Vielleicht ist es nützlich, hier an einige Phänomene aus der Geschichte des Christentums zu erinnern. Es gibt da nicht nur eine „Habe-Kultur“, sondern auch so etwas wie eine „Armuts-Kultur“ gerade dort, wo man das christliche Modell des Gebrauchs der Welt, als gebrauchte man sie nicht, überzeugend lebt. Man denke an das Feld und Umfeld der zisterziensischen und franziskanischen Bewegung oder auch an Ausprägungen frühen reformatorischen Christentums. Wo Askese aus dem Ja, aus einer positiven Sinngebung, entwickelt wurde, da entstanden neue Formen von Kultur. Aus dem prophetischen Modell christlicher Verantwortung für das Ganze und für das Nächste, aus der Gelassenheit glaubender Sorglosigkeit, aus der Gemeinschaft, die in neuer Tiefe und Unmittelbarkeit aus der Liebe geboren wird, die stärker ist als Ängste und Ansprüche, kann Neues wachsen.
Konstruieren und erzwingen können wir dieses Neue nicht, aber sensibel werden und empfänglich für sein Geschenk, fähig, ihm tätig zu entsprechen.
Die Rückfrage liegt nahe: Schön wäre es – aber wir müssen eben planen. Ja, wir müssen planen, aber aufgrund eines unverstellten, ebenso nüchternen wie kreativen Blickes auf die Wirklichkeit. Und ich glaube, daß Ehrfurcht und Gelassenheit in unserem Leben und Lebensstil nicht nur private ethische Postulate sind, sondern der Hintergrund, um Fakten nüchtern zu sehen, Ideologien zu durchschauen und Konsequenzen unbequemer Einsichten anzuvisieren.
Planungen haben Haltungen zur Voraussetzung, etwa die Bereitschaft, einschneidende Verzichte wie nicht auskalkulierbare Risiken zugleich auf sich zu nehmen. Ohne Risiko und ohne mutiges Einsparen zugleich wird es keine Lösung geben, und die positiven Merkmale einer Lösung begegnen uns am ehesten in einem Modell wie dem angedeuteten.

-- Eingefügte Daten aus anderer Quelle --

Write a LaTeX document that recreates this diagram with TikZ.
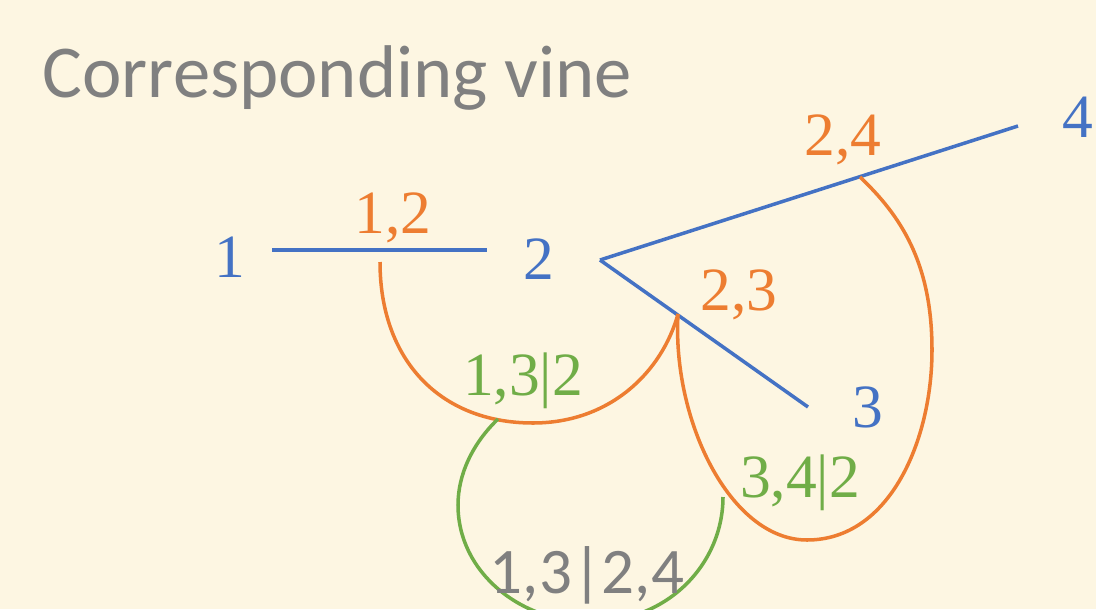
\documentclass[tikz,border=0pt]{standalone}
\usepackage{fontspec}
\newfontfamily\vinefont{Liberation Serif}
\newfontfamily\slidefont{Carlito}
\usepackage{tikz}

\definecolor{bgcream}{RGB}{253,246,226}
\definecolor{vblue}{RGB}{68,114,196}
\definecolor{vorange}{RGB}{237,125,49}
\definecolor{vgreen}{RGB}{112,173,71}
\definecolor{vgray}{RGB}{128,128,128}

\begin{document}
\begin{tikzpicture}[
		x=0.02cm,
		y=-0.02cm,
		line width=2pt,
		main node/.style={font=\vinefont\fontsize{35}{40}\selectfont, inner sep=0pt, anchor=base}
		,
		tree node/.style={
			main node,
			text=vblue
		},
		pair node/.style={
			main node,
			text=vorange
		},
		cond node/.style={
			main node,
			text=vgreen
		},
		tree edge/.style={draw=vblue},
		pair edge/.style={draw=vorange},
		cond edge/.style={draw=vgreen}
		]
		
		\path[use as bounding box, fill=bgcream] (0,0) rectangle (1096,609);
		\clip (0,0) rectangle (1096,609);
		
		% title
		\node[anchor=base west, inner sep=0pt, text=vgray, font=\slidefont\fontsize{42.5}{48}\selectfont] (title) at (41,97) {Corresponding vine};
		
		% first tree
		\node[tree node] (n1) at (230,277) {1};
		\node[tree node] (n2) at (539,279) {2};
		\node[tree node] (n3) at (868,427) {3};
		\node[tree node] (n4) at (1078,137) {4};
		
		\coordinate (a1) at (272,250);
		\coordinate (a2) at (487,250);
		\coordinate (v2) at (600,260);
		\coordinate (a3) at (808,407);
		\coordinate (a4) at (1018,126);
		
		\path[tree edge]
		(a1) edge (a2)
		(v2) edge (a3)
		(v2) edge (a4);
		
		% second tree
		\node[pair node] (e12) at (393,233) {1,2};
		\node[pair node] (e23) at (739,310) {2,3};
		\node[pair node] (e24) at (843,155) {2,4};
		
		\coordinate (m12) at (380,262);
		\coordinate (m23) at (678,314);
		\coordinate (m24) at (860,177);
		
		\draw[pair edge] (m12) .. controls (380,360) and (440,423) .. (533,423)
			.. controls (610,423) and (662,372) .. (m23);
		\draw[pair edge] (m23) .. controls (672,420) and (730,540) .. (807,540)
			.. controls (890,540) and (932,440) .. (932,350)
			.. controls (932,262) and (900,215) .. (m24);
		
		% third tree
		\node[cond node] (e132) at (523,395) {1,3|2};
		\node[cond node] (e342) at (800,497) {3,4|2};
		
		\coordinate (m132) at (498,419);
		\coordinate (m342) at (723,497);
		
		\draw[cond edge] (m132) .. controls (472,444) and (458,475) .. (458,505)
			.. controls (458,572) and (520,622) .. (590,622)
			.. controls (670,622) and (723,562) .. (m342);
		
		\node[main node, text=vgray, font=\slidefont\fontsize{37}{42}\selectfont] (e1324) at (587,593) {1,3|2,4};
	\end{tikzpicture}
\end{document}
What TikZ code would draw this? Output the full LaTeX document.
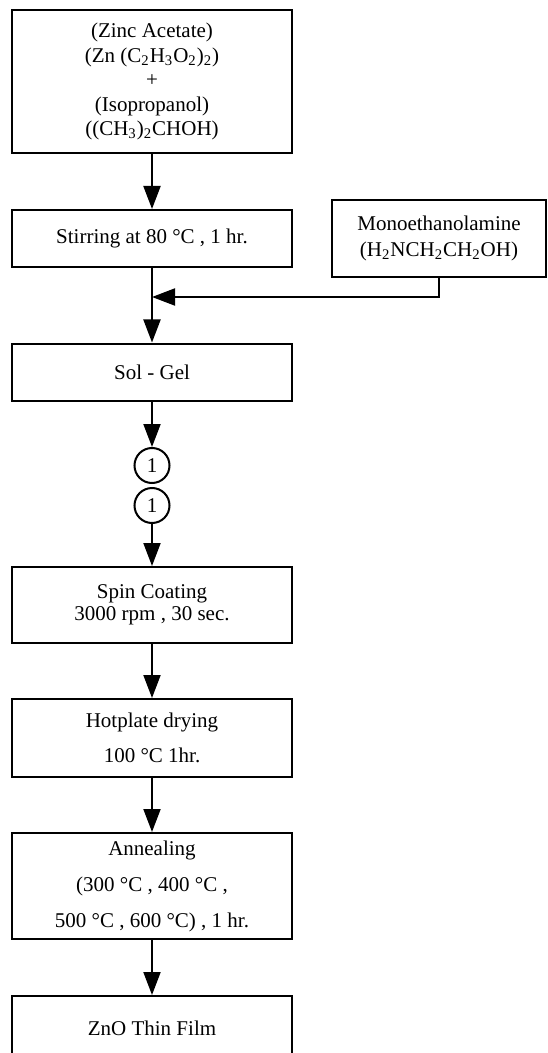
\documentclass[tikz,border=0pt]{standalone}
\usepackage{fontspec}
\setmainfont{Liberation Serif}
\usetikzlibrary{arrows.meta}

\begin{document}
\begin{tikzpicture}[->,>={Triangle[length=11.5pt,width=8.5pt]},x=0.5pt,y=-0.5pt,line width=1pt,
  main node/.style={rectangle,draw,align=center,inner sep=2pt,minimum width=140pt,font=\fontsize{10.5}{12.25}\selectfont},
  link node/.style={circle,draw,inner sep=0pt,minimum size=17.5pt,font=\fontsize{10.5}{12.25}\selectfont}]
  \useasboundingbox (0,0) rectangle (547,1053);
  \node[main node,minimum height=71.5pt] (1) at (152,81.5) {(Zinc Acetate)\\(Zn (C\textsubscript{2}H\textsubscript{3}O\textsubscript{2})\textsubscript{2})\\+\\(Isopropanol)\\((CH\textsubscript{3})\textsubscript{2}CHOH)};
  \node[main node,minimum height=28.5pt] (2) at (152,238.5) {Stirring at 80 °C , 1 hr.};
  \node[main node,minimum width=107pt,minimum height=38.5pt] (3) at (439,238.5) {Monoethanolamine\\[0.75pt](H\textsubscript{2}NCH\textsubscript{2}CH\textsubscript{2}OH)};
  \node[main node,minimum height=28.5pt] (4) at (152,372) {Sol - Gel};
  \node[link node] (5) at (152,465.5) {1};
  \node[link node] (6) at (152,505.5) {1};
  \node[main node,minimum height=38pt] (7) at (152,605) {Spin Coating\\[-1.25pt]3000 rpm , 30 sec.};
  \node[main node,minimum height=39pt] (8) at (152,738) {Hotplate drying\\[5.25pt]100 °C 1hr.};
  \node[main node,minimum height=53pt] (9) at (152,886) {Annealing\\[5.75pt](300 °C , 400 °C ,\\[5.75pt]500 °C , 600 °C) , 1 hr.};
  \node[main node,minimum height=32pt] (10) at (152,1028) {ZnO Thin Film};
  \coordinate (j) at (152,297);

\path
  (1) edge (2)
  (2) edge (4)
  (4) edge (5)
  (6) edge (7)
  (7) edge (8)
  (8) edge (9)
  (9) edge (10)
;
  \draw (3.south) |- (j);
\end{tikzpicture}
\end{document}
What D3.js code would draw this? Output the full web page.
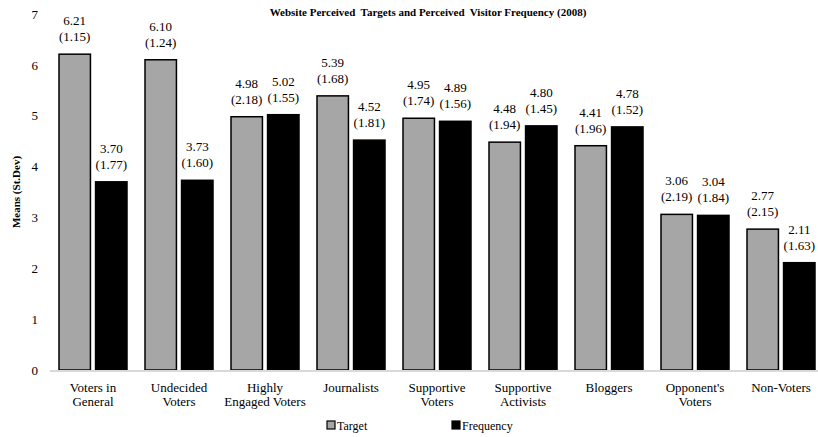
<!DOCTYPE html>
<html lang="en">
<head>
<meta charset="UTF-8">
<title>Website Perceived Targets and Perceived Visitor Frequency (2008)</title>
<style>
  body { margin: 0; background: #fff; }
  svg text { font-family: "Liberation Serif", "Times New Roman", Times, serif; }
  .tick text { font-size: 13px; fill: #000; }
  .lbl { font-size: 13px; fill: #000; }
</style>
</head>
<body>
<svg width="818" height="437"></svg>
<script src="https://d3js.org/d3.v7.min.js"></script>
<script>
var categories = [["Voters in", "General"], ["Undecided", "Voters"], ["Highly", "Engaged Voters"],
                  ["Journalists"], ["Supportive", "Voters"], ["Supportive", "Activists"],
                  ["Bloggers"], ["Opponent's", "Voters"], ["Non-Voters"]];
var seriesNames = ["Target", "Frequency"];
var targetMeans = [6.21, 6.10, 4.98, 5.39, 4.95, 4.48, 4.41, 3.06, 2.77];
var targetSd    = [1.15, 1.24, 2.18, 1.68, 1.74, 1.94, 1.96, 2.19, 2.15];
var freqMeans   = [3.70, 3.73, 5.02, 4.52, 4.89, 4.80, 4.78, 3.04, 2.11];
var freqSd      = [1.77, 1.60, 1.55, 1.81, 1.56, 1.45, 1.52, 1.84, 1.63];
var yTicks = [0, 1, 2, 3, 4, 5, 6, 7];

var svg = d3.select("svg"),
    margin = {left: 50, top: 14, bottom: 67};

var x0 = d3.scaleBand().domain(d3.range(categories.length)).range([50, 824]),
    x1 = d3.scaleBand().domain(seriesNames).range([9, 77]).paddingInner(0.14),
    y = d3.scaleLinear().domain([0, 7]).range([370, 14]);

var fills = {Target: "#a6a6a6", Frequency: "#000"};

var data = categories.map(function (c, i) {
  return {i: i, vals: [
    {s: "Target", m: targetMeans[i], sd: targetSd[i]},
    {s: "Frequency", m: freqMeans[i], sd: freqSd[i]}
  ]};
});

// y axis
var yAxis = svg.append("g")
    .attr("transform", "translate(" + margin.left + ",0)")
    .call(d3.axisLeft(y).tickValues(yTicks).tickFormat(d3.format("d")).tickSize(0).tickPadding(12));
yAxis.attr("font-family", null).attr("font-size", null);
yAxis.select(".domain").remove();

// bars
var groups = svg.selectAll(".grp").data(data).enter().append("g")
    .attr("class", "grp")
    .attr("transform", function (d) { return "translate(" + x0(d.i) + ",0)"; });

groups.selectAll("rect").data(function (d) { return d.vals; }).enter().append("rect")
    .attr("x", function (d) { return x1(d.s); })
    .attr("width", x1.bandwidth())
    .attr("y", function (d) { return y(d.m); })
    .attr("height", function (d) { return y(0) - y(d.m); })
    .attr("fill", function (d) { return fills[d.s]; })
    .attr("stroke", "#000")
    .attr("stroke-width", 1.5);

var vl = groups.selectAll(".v").data(function (d) { return d.vals; }).enter().append("text")
    .attr("class", "lbl v")
    .attr("text-anchor", "middle")
    .attr("x", function (d) { return x1(d.s) + x1.bandwidth() / 2; })
    .attr("y", function (d) { return y(d.m) - 29; })
    .text(function (d) { return d.m.toFixed(2); });
groups.selectAll(".sd").data(function (d) { return d.vals; }).enter().append("text")
    .attr("class", "lbl sd")
    .attr("text-anchor", "middle")
    .attr("x", function (d) { return x1(d.s) + x1.bandwidth() / 2; })
    .attr("y", function (d) { return y(d.m) - 13; })
    .text(function (d) { return "(" + d.sd.toFixed(2) + ")"; });

// x axis
svg.append("line")
    .attr("x1", 50).attr("x2", 818)
    .attr("y1", y(0) + 1).attr("y2", y(0) + 1)
    .attr("stroke", "#d9d9d9").attr("stroke-width", 2);

categories.forEach(function (lines, i) {
  lines.forEach(function (t, j) {
    svg.append("text")
        .attr("class", "lbl")
        .attr("text-anchor", "middle")
        .attr("x", x0(i) + x0.bandwidth() / 2)
        .attr("y", 392 + j * 13.5)
        .text(t);
  });
});

// title + y label
svg.append("text")
    .attr("x", 428).attr("y", 16)
    .attr("text-anchor", "middle")
    .style("font-size", "11px").style("font-weight", "bold")
    .text("Website Perceived\u00a0 Targets and Perceived\u00a0 Visitor Frequency (2008)");

svg.append("text")
    .attr("transform", "translate(20,192) rotate(-90)")
    .attr("text-anchor", "middle")
    .style("font-size", "11px").style("font-weight", "bold")
    .text("Means (St.Dev)");

// legend
var legX = {Target: 327, Frequency: 452};
var leg = svg.selectAll(".leg").data(seriesNames).enter().append("g")
    .attr("transform", function (d) { return "translate(" + legX[d] + ",421)"; });
leg.append("rect")
    .attr("width", 8).attr("height", 8)
    .attr("fill", function (d) { return fills[d]; })
    .attr("stroke", "#000").attr("stroke-width", 1.2);
leg.append("text")
    .attr("class", "lbl")
    .attr("x", 10).attr("y", 9)
    .style("font-size", "12px")
    .text(function (d) { return d; });
</script>
</body>
</html>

Zweite Rückfrage: Ist das hier mehr angedeutete als entwickelte Modell nicht nur etwas für Christen? Ich meine, daß auch jener, der es mit dem Christentum schwer hat, an diesem Modell sein Verhältnis zur Zeit, zu seiner Weltzeit, neu lesen und neu gewinnen kann; denn er kann eines sehen: daß dieses Modell [37] plausibler und realer ist als die einseitigen Alternativen des bloßen Konsums, des totalen Planens, des planerischen Abstinenzübens.
Ich bin am Anfang von der Redensart ausgegangen: „Mir bricht eine Welt zusammen“. Ist das nur ein beiläufiges Sprichwort, oder liegt nicht genau hier die Frage? Bricht unsere Welt zusammen? Vielleicht die Welt, in der wir alles selber leisten können; vielleicht auch jene Welt, die uns planerisch die absolute Sicherheit zum Überleben verspricht. Aber vielleicht ist im Zusammenbruch der neuzeitlichen Behäbigkeit, die sich selber zu vermögen glaubt, und der nach-neuzeitlichen Angst, die bloß an das Übermorgen denkt, nicht die Welt zusammengebrochen, sondern sind nur verengte Welten zusammengebrochen. Und vielleicht können wir einen Weg miteinander wagen, eine Schneise miteinander schlagen auf dem Weg in eine wirkliche, kommende Welt.